[Listed entries]

━━━━━━━━━━━━━━━━━━━━━━━━━━━━━━

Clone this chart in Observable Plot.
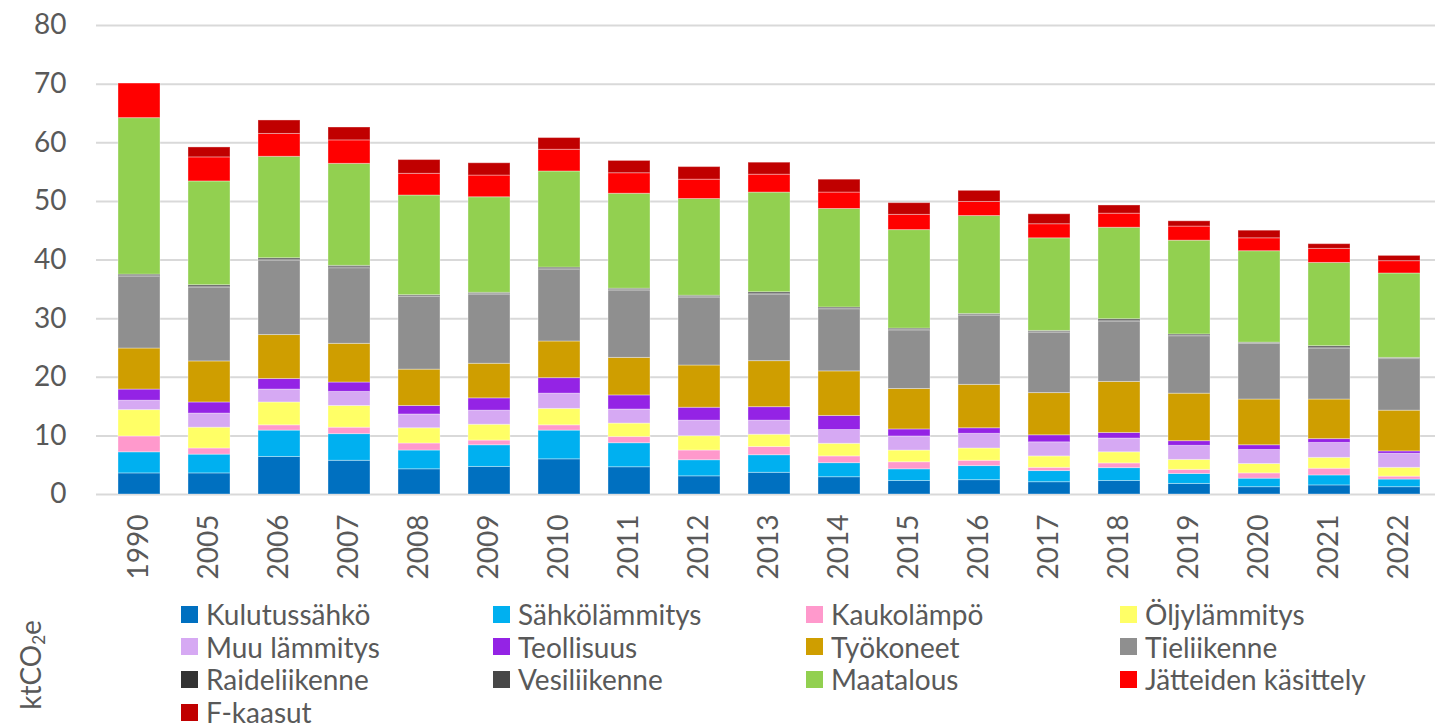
<!DOCTYPE html>
<html>
<head>
<meta charset="utf-8">
<script src="https://cdn.jsdelivr.net/npm/d3@7"></script>
<script src="https://cdn.jsdelivr.net/npm/@observablehq/plot@0.6"></script>
<style>
  html, body { margin: 0; padding: 0; background: #fff; overflow: hidden; }
  body { width: 1435px; height: 728px; position: relative; font-family: Lato, "Open Sans", sans-serif; color: #595959; }
  #chart svg { display: block; }
  .leg-item { position: absolute; height: 26px; line-height: 26px; display: flex; align-items: center; font-size: 28px; color: #595959; white-space: nowrap; }
  .leg-sw { width: 17px; height: 17px; margin-right: 8px; flex: none; }
  #unit { position: absolute; left: 31px; top: 665px; transform: translate(-50%, -50%) rotate(-90deg); font-size: 28px; color: #595959; white-space: nowrap; }
  #unit sub { font-size: 17px; vertical-align: -4px; }
</style>
</head>
<body>
<div id="chart"></div>
<div id="legend"></div>
<div id="unit">ktCO<sub>2</sub>e</div>
<script>
const years = ["1990","2005","2006","2007","2008","2009","2010","2011","2012","2013","2014","2015","2016","2017","2018","2019","2020","2021","2022"];
const series = ["Kulutussähkö","Sähkölämmitys","Kaukolämpö","Öljylämmitys","Muu lämmitys","Teollisuus","Työkoneet","Tieliikenne","Raideliikenne","Vesiliikenne","Maatalous","Jätteiden käsittely","F-kaasut"];
const colors = ["#0070C0","#00B0F0","#FF99CC","#FFFF66","#D6A9F3","#9423E5","#CF9E00","#8F8F8F","#333333","#474747","#92D050","#FF0000","#C00000"];
const yTicks = [0,10,20,30,40,50,60,70,80];

const kulutussahko   = [3.6,3.6,6.4,5.75,4.3,4.7,6.0,4.65,3.1,3.7,2.95,2.3,2.45,2.1,2.3,1.8,1.25,1.55,1.25];
const sahkolammitys  = [3.6,3.2,4.5,4.55,3.2,3.7,4.9,4.1,2.75,3.0,2.4,2.0,2.4,1.9,2.2,1.7,1.45,1.7,1.3];
const kaukolampo     = [2.7,1.05,0.9,1.1,1.2,0.8,0.9,1.05,1.65,1.4,1.15,1.2,0.9,0.55,0.8,0.7,0.9,1.15,0.5];
const oljylammitys   = [4.5,3.55,3.9,3.7,2.6,2.7,2.8,2.3,2.45,2.1,2.15,2.0,2.1,1.95,1.9,1.7,1.6,1.85,1.5];
const muuLammitys    = [1.6,2.4,2.2,2.4,2.35,2.4,2.6,2.4,2.65,2.4,2.35,2.4,2.5,2.4,2.35,2.4,2.4,2.55,2.4];
const teollisuus     = [1.9,1.9,1.8,1.6,1.45,2.1,2.65,2.4,2.2,2.3,2.4,1.2,0.95,1.2,0.95,0.8,0.8,0.65,0.4];
const tyokoneet      = [7.0,7.0,7.5,6.6,6.2,5.9,6.25,6.4,7.2,7.85,7.6,6.9,7.4,7.2,8.7,8.1,7.8,6.75,6.95];
const tieliikenne    = [12.2,12.6,12.7,12.9,12.4,11.8,12.2,11.5,11.6,11.35,10.6,10.0,11.8,10.3,10.3,9.8,9.5,8.7,8.8];
const raideliikenne  = [0.15,0.15,0.15,0.15,0.1,0.1,0.15,0.1,0.1,0.15,0.1,0.1,0.1,0.1,0.15,0.1,0.1,0.15,0.1];
const vesiliikenne   = [0.25,0.25,0.25,0.25,0.2,0.2,0.25,0.2,0.2,0.25,0.2,0.2,0.2,0.2,0.25,0.2,0.1,0.25,0.1];
const maatalous      = [26.7,17.7,17.3,17.4,17.0,16.3,16.4,16.2,16.5,17.0,16.8,16.8,16.7,15.8,15.6,16.0,15.6,14.2,14.4];
const jatteet        = [5.9,4.1,3.9,4.0,3.7,3.7,3.7,3.5,3.3,3.05,2.8,2.6,2.4,2.4,2.4,2.4,2.2,2.4,2.1];
const fKaasut        = [0,1.7,2.3,2.2,2.35,2.1,2.0,2.1,2.15,2.05,2.2,2.0,1.9,1.7,1.4,0.9,1.3,0.8,0.9];

const values = [kulutussahko,sahkolammitys,kaukolampo,oljylammitys,muuLammitys,teollisuus,tyokoneet,tieliikenne,raideliikenne,vesiliikenne,maatalous,jatteet,fKaasut];

const data = [];
years.forEach((yr, i) => {
  series.forEach((s, j) => {
    data.push({year: yr, series: s, value: values[j][i]});
  });
});

const chart = Plot.plot({
  width: 1435,
  height: 590,
  marginTop: 25,
  marginBottom: 96,
  marginLeft: 96,
  marginRight: 0,
  style: {fontFamily: "Lato, 'Open Sans', sans-serif", color: "#595959", background: "white", overflow: "hidden"},
  x: {type: "band", domain: years, range: [96, 1441], paddingInner: 0.4, paddingOuter: 0.2, align: 0.5},
  y: {domain: [0, 80]},
  color: {domain: series, range: colors},
  marks: [
    Plot.gridY(yTicks, {stroke: "#d9d9d9", strokeOpacity: 1, strokeWidth: 2}),
    Plot.barY(data, {x: "year", y: "value", fill: "series", stroke: "white", strokeOpacity: 0.35, strokeWidth: 1}),
    Plot.axisY(yTicks, {tickSize: 0, tickPadding: 30, fontSize: 28, label: null}),
    Plot.axisX({tickSize: 0, tickPadding: 20, tickRotate: -90, fontSize: 28, label: null})
  ]
});
document.getElementById("chart").appendChild(chart);

// legend from the color scale
const cs = chart.scale("color");
const legend = document.getElementById("legend");
const colX = [181, 493, 806, 1120];
cs.domain.forEach((name, k) => {
  const row = Math.floor(k / 4), col = k % 4;
  const item = document.createElement("div");
  item.className = "leg-item";
  item.style.left = colX[col] + "px";
  item.style.top = (614 + row * 32.7 - 13) + "px";
  const sw = document.createElement("span");
  sw.className = "leg-sw";
  sw.style.background = cs.range[k];
  const tx = document.createElement("span");
  tx.textContent = name;
  item.appendChild(sw);
  item.appendChild(tx);
  legend.appendChild(item);
});
</script>
</body>
</html>
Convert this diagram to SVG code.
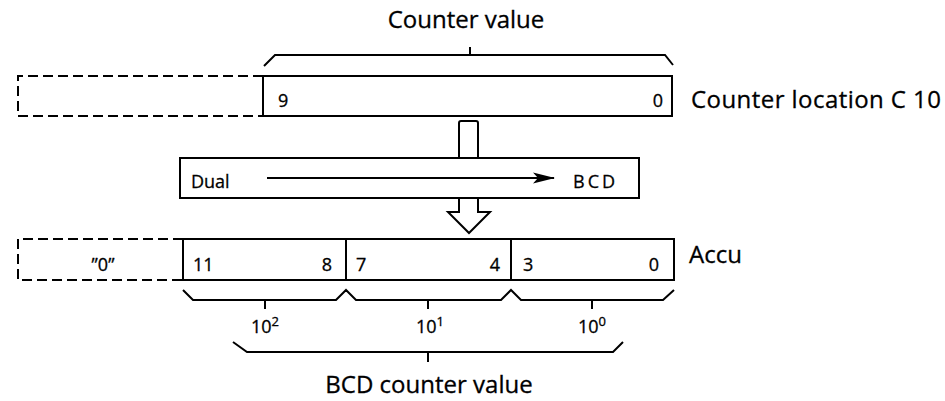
<svg xmlns="http://www.w3.org/2000/svg" width="945" height="401" viewBox="0 0 945 401">
<style>
  .ln { fill: none; stroke: #000; stroke-width: 2; }
  .br { fill: none; stroke: #000; stroke-width: 2; stroke-linejoin: miter; }
  .dash { fill: none; stroke: #000; stroke-width: 2; stroke-dasharray: 10 5; }
  .box { fill: #fff; stroke: #000; stroke-width: 2; }
  .big { font-family: "Open Sans", "Liberation Sans", sans-serif; font-size: 24px; fill: #000; stroke: #000; stroke-width: 0.3; }
  .sm { font-family: "Open Sans", "Liberation Sans", sans-serif; font-size: 18px; fill: #000; stroke: #000; stroke-width: 0.3; }
</style>
<defs>
  <marker id="ah" markerWidth="22" markerHeight="12" refX="21" refY="6" orient="auto" markerUnits="userSpaceOnUse">
    <path d="M0,0.5 L22,6 L0,11.5 L5,6 Z" fill="#000"/>
  </marker>
</defs>

<g id="counter-value-label">
  <path class="br" d="M264,66 L275,55 H665 L673,65"/>
  <path class="br" d="M470,55 V47"/>
  <text class="big" x="466" y="28" text-anchor="middle">Counter value</text>
</g>

<g id="counter-location">
  <path class="dash" d="M263,76 H18 V116 H263"/>
  <rect class="box" x="263" y="76" width="409" height="40"/>
  <text class="sm" x="278" y="107">9</text>
  <text class="sm" x="663" y="107" text-anchor="end">0</text>
  <text class="big" x="691" y="108" textLength="250">Counter location C 10</text>
</g>

<g id="connectors">
  <path class="box" d="M459,159 V123 Q459,121 461,121 H476 Q478,121 478,123 V159"/>
  <path class="box" d="M459,197 V212 H448 L469,233 L490,212 H478 V197"/>
</g>

<g id="dual-bcd">
  <rect class="box" x="180" y="158" width="459" height="40"/>
  <text class="sm" x="191" y="188">Dual</text>
  <line class="ln" x1="267" y1="178" x2="554" y2="178" marker-end="url(#ah)"/>
  <text class="sm" x="573" y="188" letter-spacing="3">BCD</text>
</g>

<g id="accu">
  <path class="dash" d="M183,239 H18 V280 H183"/>
  <rect class="box" x="183" y="239" width="491" height="41"/>
  <line class="ln" x1="346" y1="239" x2="346" y2="280"/>
  <line class="ln" x1="511" y1="239" x2="511" y2="280"/>
  <text class="sm" x="103" y="271" text-anchor="middle">”0”</text>
  <text class="sm" x="193" y="271">11</text>
  <text class="sm" x="332" y="271" text-anchor="end">8</text>
  <text class="sm" x="356" y="271">7</text>
  <text class="sm" x="500" y="271" text-anchor="end">4</text>
  <text class="sm" x="523" y="271">3</text>
  <text class="sm" x="659" y="271" text-anchor="end">0</text>
  <text class="big" x="689" y="263">Accu</text>
</g>

<g id="digit-braces">
  <path class="br" d="M183,290 L193,300 H336 L346,290 L356,300 H501 L511,290 L521,300 H663 L674,290"/>
  <path class="br" d="M265,300 V309 M428,300 V309 M592,300 V309"/>
  <text class="sm" x="265" y="333" text-anchor="middle">10<tspan dy="-7" font-size="13">2</tspan></text>
  <text class="sm" x="430" y="333" text-anchor="middle">10<tspan dy="-7" font-size="13">1</tspan></text>
  <text class="sm" x="592" y="333" text-anchor="middle">10<tspan dy="-7" font-size="13">0</tspan></text>
</g>

<g id="bcd-counter-value">
  <path class="br" d="M233,342 L247,352 H613 L623,342"/>
  <path class="br" d="M428,352 V362"/>
  <text class="big" x="429" y="393" text-anchor="middle">BCD counter value</text>
</g>
</svg>
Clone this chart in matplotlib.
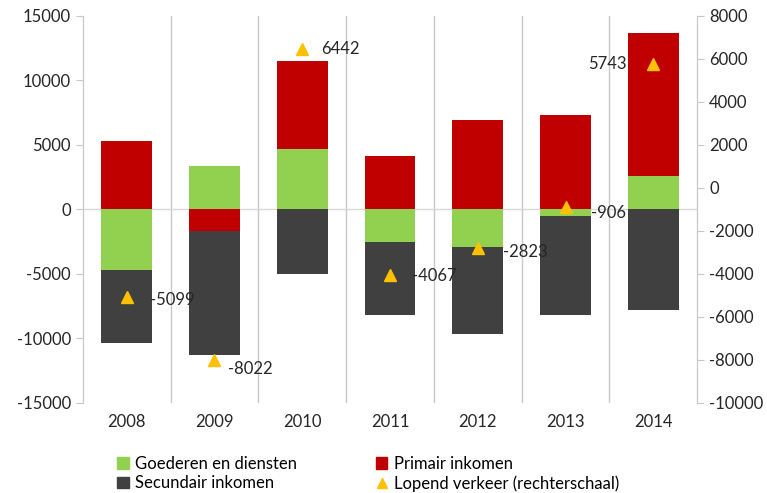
import matplotlib.pyplot as plt
import numpy as np
from matplotlib.lines import Line2D
from matplotlib.patches import Patch

plt.rcParams['font.family'] = ['Lato', 'DejaVu Sans']
plt.rcParams['axes.unicode_minus'] = False

years = ['2008', '2009', '2010', '2011', '2012', '2013', '2014']
goederen = [-4700, 3350, 4700, -2500, -2900, -500, 2600]
primair = [5300, -1700, 6800, 4100, 6900, 7300, 11100]
secundair = [-5700, -9600, -5000, -5700, -6800, -7700, -7800]
lopend = [-5099, -8022, 6442, -4067, -2823, -906, 5743]

green = '#92D050'
red = '#C00000'
dark = '#404040'
orange = '#FFC000'
grid = '#C8C8C8'

fig = plt.figure(figsize=(7.67, 4.93), dpi=100)
ax = fig.add_axes([0.108, 0.183, 0.801, 0.785])
ax2 = ax.twinx()

x = np.arange(len(years))
w = 0.58
pos = np.zeros(len(years))
neg = np.zeros(len(years))
for vals, col in [(goederen, green), (primair, red), (secundair, dark)]:
    vals = np.array(vals, dtype=float)
    base = np.where(vals >= 0, pos, neg)
    ax.bar(x, vals, w, bottom=base, color=col, zorder=3)
    pos += np.where(vals >= 0, vals, 0)
    neg += np.where(vals < 0, vals, 0)

for k in range(len(years) - 1):
    ax.axvline(k + 0.5, color=grid, lw=1, zorder=1)
ax.axhline(0, color='#D9D9D9', lw=1, zorder=2)

ax.set_xlim(-0.5, len(years) - 0.5)
ax.set_ylim(-15000, 15000)
ax.set_yticks(range(-15000, 15001, 5000))
ax.set_xticks(x)
ax.set_xticklabels(years)

ax2.set_ylim(-10000, 8000)
ax2.set_yticks(range(-10000, 8001, 2000))
ax2.plot(x, lopend, '^', color=orange, markersize=8, zorder=5)

# label offsets in pixels
offsets = [(23, -3), (14, -9), (19, 0), (22, -1), (25, -4), (25, -6), (-27, 0)]
for xi, v, (dx, dy) in zip(x, lopend, offsets):
    ax2.annotate(str(v), (xi, v), xytext=(dx, dy), textcoords='offset pixels',
                 ha='left' if dx > 0 else 'right', va='center', fontsize=12,
                 color='#262626')

for a in (ax, ax2):
    for s in ['top', 'bottom']:
        a.spines[s].set_visible(False)
    a.spines['left'].set_color(grid)
    a.spines['right'].set_color(grid)
    a.tick_params(colors=grid, labelcolor='#262626', labelsize=12, length=5)
ax.tick_params(axis='x', length=0, pad=8)
ax.set_zorder(ax2.get_zorder() - 1)
ax.patch.set_visible(True)
ax2.patch.set_visible(False)

handles = [
    Patch(color=green, label='Goederen en diensten'),
    Patch(color=dark, label='Secundair inkomen'),
    Patch(color=red, label='Primair inkomen'),
    Line2D([], [], marker='^', color=orange, ls='none', markersize=7,
           label='Lopend verkeer (rechterschaal)'),
]
fig.legend(handles=handles, ncol=2, loc='lower left', bbox_to_anchor=(0.133, -0.028),
           frameon=False, fontsize=12, handlelength=0.7, handleheight=0.7,
           handletextpad=0.4, columnspacing=4.7, labelspacing=0.2)

fig.savefig('out.png', dpi=100)
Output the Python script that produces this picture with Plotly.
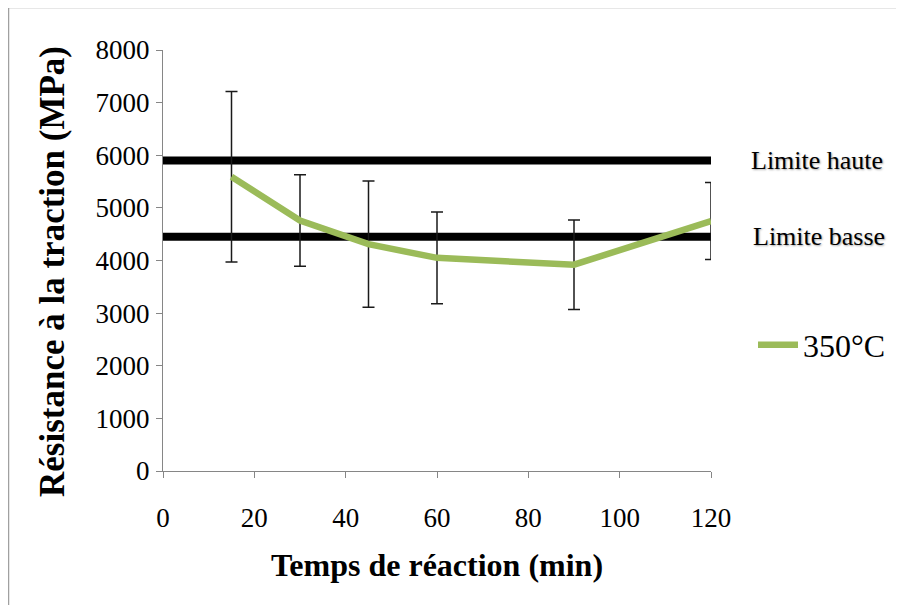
import plotly.graph_objects as go

# Data
time_min = [15, 30, 45, 60, 90, 120]
strength_350 = [5590, 4760, 4310, 4050, 3920, 4750]
strength_err = [1620, 870, 1200, 870, 850, 730]
limit_x = [0, 120]
limit_high = 5900
limit_low = 4450
series_name = "350°C"
label_high = "Limite haute"
label_low = "Limite basse"
x_title = "Temps de réaction (min)"
y_title = "Résistance à la traction (MPa)"

SERIF = "Liberation Serif"

fig = go.Figure()
fig.add_trace(go.Scatter(x=limit_x, y=[limit_high] * 2, mode="lines",
                         line=dict(color="black", width=8), showlegend=False, hoverinfo="skip"))
fig.add_trace(go.Scatter(x=limit_x, y=[limit_low] * 2, mode="lines",
                         line=dict(color="black", width=8), showlegend=False, hoverinfo="skip"))
fig.add_trace(go.Scatter(
    x=time_min, y=strength_350, mode="lines", name=series_name,
    line=dict(color="#9BBB59", width=6.5),
    error_y=dict(type="data", array=strength_err, visible=True,
                 color="#1a1a1a", thickness=1.5, width=6),
))

# page has an 8px body offset; screen px -> figure px
OFF = 8
W, H = 904, 605
L, R, T, B = 163 - OFF, W - (711 - OFF), 50 - OFF, H - (471 - OFF)
pw = W - L - R
ph = H - T - B

def sx(px):
    return (px - OFF - L) / pw

def sy(py):
    return (H - B - (py - OFF)) / ph

shadow = "1px 1px 2px rgba(0,0,0,0.35)"
fig.add_annotation(x=sx(749), xref="paper", y=limit_high, yref="y",
                   text=label_high, showarrow=False, xanchor="left", yanchor="middle",
                   font=dict(family=SERIF, size=26, color="black", shadow=shadow))
fig.add_annotation(x=sx(751), xref="paper", y=limit_low, yref="y",
                   text=label_low, showarrow=False, xanchor="left", yanchor="middle",
                   font=dict(family=SERIF, size=26, color="black", shadow=shadow))

# y-axis title (rotated annotation to match its off-centre position)
fig.add_annotation(x=sx(52), xref="paper", y=sy(272), yref="paper",
                   text="<b>" + y_title + "</b>", textangle=-90, showarrow=False,
                   xanchor="center", yanchor="middle",
                   font=dict(family=SERIF, size=35, color="black"))

# outer chart border
fig.add_shape(type="rect", xref="paper", yref="paper",
              x0=sx(8.5), x1=sx(1000),
              y0=sy(700), y1=sy(7.5),
              line=dict(color="#a0a0a0", width=1.5), layer="below")

fig.update_layout(
    template="none",
    width=W, height=H,
    margin=dict(l=L, r=R, t=T, b=B),
    paper_bgcolor="white", plot_bgcolor="white",
    font=dict(family=SERIF, color="black"),
    showlegend=True,
    legend=dict(x=sx(753), y=sy(345), xanchor="left", yanchor="middle",
                font=dict(family=SERIF, size=32, color="black"),
                bgcolor="rgba(0,0,0,0)", itemwidth=40),
    xaxis=dict(range=[0, 120], dtick=20, tick0=0, showgrid=False, zeroline=False,
               showline=True, linecolor="#868686", linewidth=1,
               ticks="outside", ticklen=6, tickcolor="#868686",
               tickfont=dict(family=SERIF, size=27, color="black"),
               ticklabelstandoff=17,
               title=dict(text="<b>" + x_title + "</b>", standoff=21,
                          font=dict(family=SERIF, size=32, color="black"))),
    yaxis=dict(range=[0, 8000], dtick=1000, tick0=0, showgrid=False, zeroline=False,
               showline=True, linecolor="#868686", linewidth=1,
               ticks="outside", ticklen=6, tickcolor="#868686",
               tickfont=dict(family=SERIF, size=27, color="black"),
               ticklabelstandoff=1),
)

fig.write_html("out.html")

━━━━━━━━━━━━━━━━━━━━━━━━━━━━━━

[Stated exercise]
Give again, exactly, the lines from the start of the data through the one holding "const yTicks = [0,10,20,30,40,50,60,70,80];"; omit the pictures.

[Answer to this task]
Clone this chart in Observable Plot.
<!DOCTYPE html>
<html>
<head>
<meta charset="utf-8">
<script src="https://cdn.jsdelivr.net/npm/d3@7"></script>
<script src="https://cdn.jsdelivr.net/npm/@observablehq/plot@0.6"></script>
<style>
  html, body { margin: 0; padding: 0; background: #fff; overflow: hidden; }
  body { width: 1435px; height: 728px; position: relative; font-family: Lato, "Open Sans", sans-serif; color: #595959; }
  #chart svg { display: block; }
  .leg-item { position: absolute; height: 26px; line-height: 26px; display: flex; align-items: center; font-size: 28px; color: #595959; white-space: nowrap; }
  .leg-sw { width: 17px; height: 17px; margin-right: 8px; flex: none; }
  #unit { position: absolute; left: 31px; top: 665px; transform: translate(-50%, -50%) rotate(-90deg); font-size: 28px; color: #595959; white-space: nowrap; }
  #unit sub { font-size: 17px; vertical-align: -4px; }
</style>
</head>
<body>
<div id="chart"></div>
<div id="legend"></div>
<div id="unit">ktCO<sub>2</sub>e</div>
<script>
const years = ["1990","2005","2006","2007","2008","2009","2010","2011","2012","2013","2014","2015","2016","2017","2018","2019","2020","2021","2022"];
const series = ["Kulutussähkö","Sähkölämmitys","Kaukolämpö","Öljylämmitys","Muu lämmitys","Teollisuus","Työkoneet","Tieliikenne","Raideliikenne","Vesiliikenne","Maatalous","Jätteiden käsittely","F-kaasut"];
const colors = ["#0070C0","#00B0F0","#FF99CC","#FFFF66","#D6A9F3","#9423E5","#CF9E00","#8F8F8F","#333333","#474747","#92D050","#FF0000","#C00000"];
const yTicks = [0,10,20,30,40,50,60,70,80];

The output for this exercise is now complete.